Expressed as percentages, that means fewer than 0.22 per cent of complaints move beyond the first hurdle. Put another way, more than 99.7 per cent of complaints are stopped before they reach the stage where the BBC’s editorial adjudicators examine them formally.

The narrowing becomes even more dramatic at the next level. Of those complaints that the Corporation deigns to refer to the Executive Complaints Unit, only around 200 have been upheld or partially upheld since 2017. That represents 0.009 per cent of all complaints, or about one in every 11,000 complaints received.

The BBC’s reliance on the claim that complaints are ‘resolved’ at stage one conceals a more fundamental problem. Nobody outside the BBC knows what those complaints are, or how they were tackled.

Stage one responses are handled internally by the Corporation’s Audience Services department run by the external services supplier Capita. The BBC does not publish the complaint topics unless there are more than 100 on an individual subject and then only the bare details. It does not tell the outside world the reasoning used in those replies, nor give any systematic data showing the level of satisfaction with replies.

Responses frequently rely on broad editorial assertions rather than detailed engagement with the issues raised. Complainants may be told with bull-headed rectitude that there is a ‘consensus’ that climate science is settled, or that balancing perspectives exist elsewhere in the BBC’s output.

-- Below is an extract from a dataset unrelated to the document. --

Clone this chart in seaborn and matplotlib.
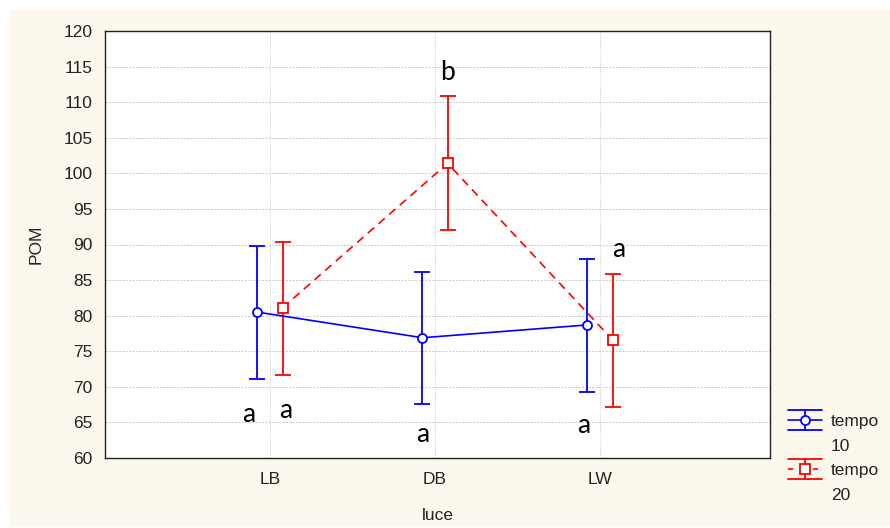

The BBC’s second line of defence, that Ofcom research shows ‘very high levels of satisfaction’ with the complaints process, also turns out to be more PR tosh.

The research in question was a mystery-shopping exercise conducted in 2024 involving only 25 complainants. Of those, 13 said they were satisfied with the process and 12 said they were dissatisfied. In other words, the evidence cited as proof of ‘very high levels of satisfaction’ is fantasy. More importantly, the ‘satisfaction’ did not relate to whether complainants believed the BBC’s editorial decisions were fair or justified. It referred mainly to whether the paperwork involved was easy to follow.

Other research conducted by Ofcom about the complaints process paints a very different picture. Its 2022 survey found that more than 80 per cent of respondents expressed dissatisfaction with the fairness of the complaints process.

Public service broadcasting ultimately depends on public confidence. The blunt facts are:

  • 99.7 per cent of complaints never pass the BBC’s Stage 1 and how these are ‘resolved’ is never revealed;
  • The content of the vast majority of these more than two million complaints is not known;
  • The BBC makes no effort to make responses publicly available except in those few cases which escalate to the ECU. Even at that level the details are kept to the bare minimum;
  • The underlying statistics are available only by combing through dozens of fragmented reports;
  • The BBC’s claim of ‘high satisfaction’ rests on the views of just 13 respondents’ experience of the paperwork involved.